Beginning with the opening line of the entries, return every line through the one containing "const watermark = '头条 @兴趣金财经';", both included, and nothing else. Omit pictures.

▼▼▼

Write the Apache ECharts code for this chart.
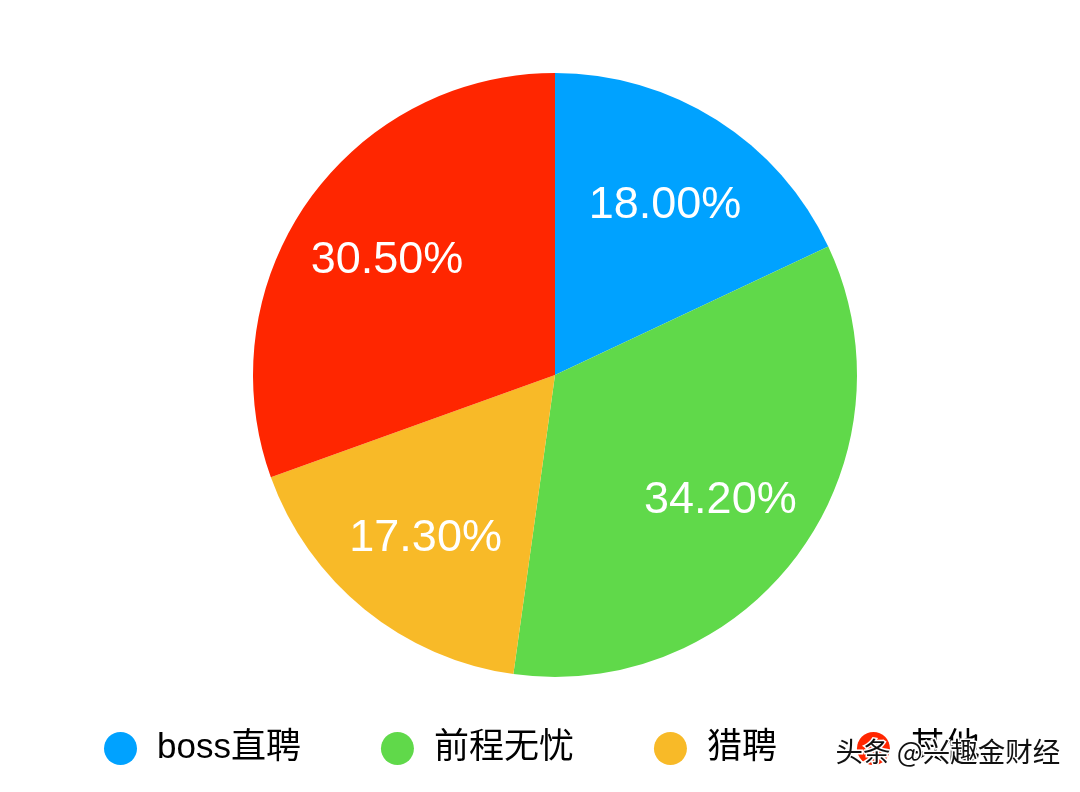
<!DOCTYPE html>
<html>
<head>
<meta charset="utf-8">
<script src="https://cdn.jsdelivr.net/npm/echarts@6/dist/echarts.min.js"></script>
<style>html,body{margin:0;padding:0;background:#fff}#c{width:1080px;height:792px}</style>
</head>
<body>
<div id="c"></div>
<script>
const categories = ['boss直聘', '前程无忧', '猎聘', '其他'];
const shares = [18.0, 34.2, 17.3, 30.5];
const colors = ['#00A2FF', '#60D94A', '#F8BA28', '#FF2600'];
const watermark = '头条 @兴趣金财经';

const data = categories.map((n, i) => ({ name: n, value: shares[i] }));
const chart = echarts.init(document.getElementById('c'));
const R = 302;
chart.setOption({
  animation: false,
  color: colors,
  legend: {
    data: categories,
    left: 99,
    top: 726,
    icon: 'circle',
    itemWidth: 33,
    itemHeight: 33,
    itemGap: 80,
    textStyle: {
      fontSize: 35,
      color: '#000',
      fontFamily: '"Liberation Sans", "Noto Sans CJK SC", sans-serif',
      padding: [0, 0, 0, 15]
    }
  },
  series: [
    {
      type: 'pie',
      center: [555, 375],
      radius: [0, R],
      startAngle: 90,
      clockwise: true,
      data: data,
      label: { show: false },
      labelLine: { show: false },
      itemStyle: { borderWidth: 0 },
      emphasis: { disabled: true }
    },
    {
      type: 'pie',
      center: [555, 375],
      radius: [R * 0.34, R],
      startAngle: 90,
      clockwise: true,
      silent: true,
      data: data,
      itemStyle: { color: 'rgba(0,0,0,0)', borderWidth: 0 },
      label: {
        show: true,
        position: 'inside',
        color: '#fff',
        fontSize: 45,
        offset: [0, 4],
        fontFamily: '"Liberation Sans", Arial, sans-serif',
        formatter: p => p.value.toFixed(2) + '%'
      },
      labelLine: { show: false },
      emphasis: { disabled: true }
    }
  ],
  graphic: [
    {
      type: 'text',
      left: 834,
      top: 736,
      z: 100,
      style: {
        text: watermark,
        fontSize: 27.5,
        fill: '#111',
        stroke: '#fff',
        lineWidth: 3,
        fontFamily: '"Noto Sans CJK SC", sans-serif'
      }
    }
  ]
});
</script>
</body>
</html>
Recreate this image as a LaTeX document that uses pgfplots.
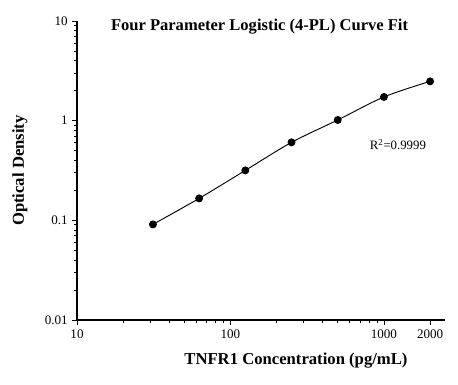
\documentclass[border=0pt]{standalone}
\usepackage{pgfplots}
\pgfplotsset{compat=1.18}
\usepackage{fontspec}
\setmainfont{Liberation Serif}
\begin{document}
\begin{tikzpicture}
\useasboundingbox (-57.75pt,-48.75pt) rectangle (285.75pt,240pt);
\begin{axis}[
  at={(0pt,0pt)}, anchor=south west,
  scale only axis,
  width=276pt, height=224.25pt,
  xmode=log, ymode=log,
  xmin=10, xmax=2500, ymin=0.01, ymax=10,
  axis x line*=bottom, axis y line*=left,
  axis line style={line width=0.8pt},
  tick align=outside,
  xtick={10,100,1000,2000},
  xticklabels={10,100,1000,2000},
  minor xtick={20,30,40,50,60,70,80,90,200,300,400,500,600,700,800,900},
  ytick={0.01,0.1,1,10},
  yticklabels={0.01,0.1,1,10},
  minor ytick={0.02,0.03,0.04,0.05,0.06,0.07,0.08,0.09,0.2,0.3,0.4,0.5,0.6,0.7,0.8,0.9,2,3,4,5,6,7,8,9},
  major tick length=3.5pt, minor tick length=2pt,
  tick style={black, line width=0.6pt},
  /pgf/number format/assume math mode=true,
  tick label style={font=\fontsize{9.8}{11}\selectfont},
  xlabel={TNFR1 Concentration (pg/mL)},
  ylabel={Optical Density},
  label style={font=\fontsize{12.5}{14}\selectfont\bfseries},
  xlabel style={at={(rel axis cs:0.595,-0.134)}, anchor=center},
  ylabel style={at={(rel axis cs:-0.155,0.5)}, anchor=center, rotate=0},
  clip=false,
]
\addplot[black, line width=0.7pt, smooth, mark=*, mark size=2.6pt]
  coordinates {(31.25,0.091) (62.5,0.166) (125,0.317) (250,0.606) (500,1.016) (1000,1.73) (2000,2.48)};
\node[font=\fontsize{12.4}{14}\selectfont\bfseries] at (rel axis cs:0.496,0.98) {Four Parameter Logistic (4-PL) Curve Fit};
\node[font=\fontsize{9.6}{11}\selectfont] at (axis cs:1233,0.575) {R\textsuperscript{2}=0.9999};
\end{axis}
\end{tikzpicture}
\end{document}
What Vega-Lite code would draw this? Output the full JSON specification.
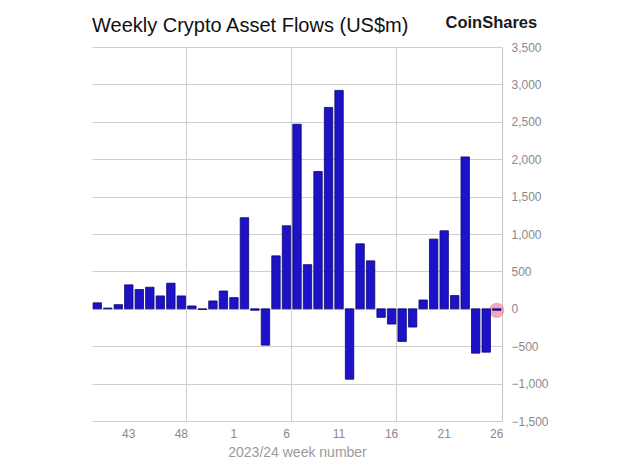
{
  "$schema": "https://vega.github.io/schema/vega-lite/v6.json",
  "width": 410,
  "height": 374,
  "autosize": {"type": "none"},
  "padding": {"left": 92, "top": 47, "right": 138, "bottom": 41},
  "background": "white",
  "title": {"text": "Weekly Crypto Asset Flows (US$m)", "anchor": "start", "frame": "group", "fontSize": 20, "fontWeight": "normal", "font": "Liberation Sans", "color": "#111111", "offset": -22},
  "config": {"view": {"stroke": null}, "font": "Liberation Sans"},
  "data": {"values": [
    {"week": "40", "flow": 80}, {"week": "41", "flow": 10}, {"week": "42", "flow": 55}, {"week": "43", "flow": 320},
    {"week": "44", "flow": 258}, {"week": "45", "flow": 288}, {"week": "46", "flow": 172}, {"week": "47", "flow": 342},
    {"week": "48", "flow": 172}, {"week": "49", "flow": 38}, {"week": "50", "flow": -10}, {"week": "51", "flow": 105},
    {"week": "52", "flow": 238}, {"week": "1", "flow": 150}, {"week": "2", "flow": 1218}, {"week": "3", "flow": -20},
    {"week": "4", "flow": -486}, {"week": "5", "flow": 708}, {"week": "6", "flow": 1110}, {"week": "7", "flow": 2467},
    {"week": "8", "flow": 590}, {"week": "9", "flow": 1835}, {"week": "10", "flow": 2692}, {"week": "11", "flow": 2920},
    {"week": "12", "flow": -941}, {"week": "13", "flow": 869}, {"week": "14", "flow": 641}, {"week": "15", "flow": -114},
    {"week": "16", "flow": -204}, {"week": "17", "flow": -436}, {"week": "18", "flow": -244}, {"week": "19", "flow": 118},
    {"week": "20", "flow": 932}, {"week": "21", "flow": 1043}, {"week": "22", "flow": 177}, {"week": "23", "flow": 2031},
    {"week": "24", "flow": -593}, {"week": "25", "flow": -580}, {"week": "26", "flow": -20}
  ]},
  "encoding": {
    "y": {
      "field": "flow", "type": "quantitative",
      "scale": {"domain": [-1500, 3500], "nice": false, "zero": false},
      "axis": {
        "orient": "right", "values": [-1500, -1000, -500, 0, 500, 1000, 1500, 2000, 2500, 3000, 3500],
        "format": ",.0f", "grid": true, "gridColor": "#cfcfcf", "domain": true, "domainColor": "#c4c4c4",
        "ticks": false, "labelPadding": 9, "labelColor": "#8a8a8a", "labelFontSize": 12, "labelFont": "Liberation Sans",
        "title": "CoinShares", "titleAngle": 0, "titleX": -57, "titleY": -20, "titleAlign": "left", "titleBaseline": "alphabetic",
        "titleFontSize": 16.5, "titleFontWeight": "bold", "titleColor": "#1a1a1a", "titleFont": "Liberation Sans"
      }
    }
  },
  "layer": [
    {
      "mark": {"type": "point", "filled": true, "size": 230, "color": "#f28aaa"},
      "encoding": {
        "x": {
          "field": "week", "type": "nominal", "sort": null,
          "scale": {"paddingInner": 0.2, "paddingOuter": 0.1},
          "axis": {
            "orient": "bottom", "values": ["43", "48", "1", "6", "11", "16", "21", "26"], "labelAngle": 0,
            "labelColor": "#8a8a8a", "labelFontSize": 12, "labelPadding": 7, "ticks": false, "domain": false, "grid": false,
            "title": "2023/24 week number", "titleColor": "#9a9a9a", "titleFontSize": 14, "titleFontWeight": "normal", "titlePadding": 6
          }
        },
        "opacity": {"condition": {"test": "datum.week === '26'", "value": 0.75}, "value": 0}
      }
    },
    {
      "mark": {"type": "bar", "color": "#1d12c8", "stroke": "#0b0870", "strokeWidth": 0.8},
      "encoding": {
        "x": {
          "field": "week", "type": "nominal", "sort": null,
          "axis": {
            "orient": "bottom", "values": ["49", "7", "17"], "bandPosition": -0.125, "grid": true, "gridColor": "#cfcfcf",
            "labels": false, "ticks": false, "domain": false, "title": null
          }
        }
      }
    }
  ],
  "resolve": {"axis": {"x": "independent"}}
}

▲▲▲

Response to this task
Write the Apache ECharts code for this chart.
<!DOCTYPE html>
<html>
<head>
<meta charset="utf-8">
<script src="https://cdn.jsdelivr.net/npm/echarts@6/dist/echarts.min.js"></script>
<style>html,body{margin:0;padding:0;background:#fff}#c{width:1080px;height:792px}</style>
</head>
<body>
<div id="c"></div>
<script>
const categories = ['boss直聘', '前程无忧', '猎聘', '其他'];
const shares = [18.0, 34.2, 17.3, 30.5];
const colors = ['#00A2FF', '#60D94A', '#F8BA28', '#FF2600'];
const watermark = '头条 @兴趣金财经';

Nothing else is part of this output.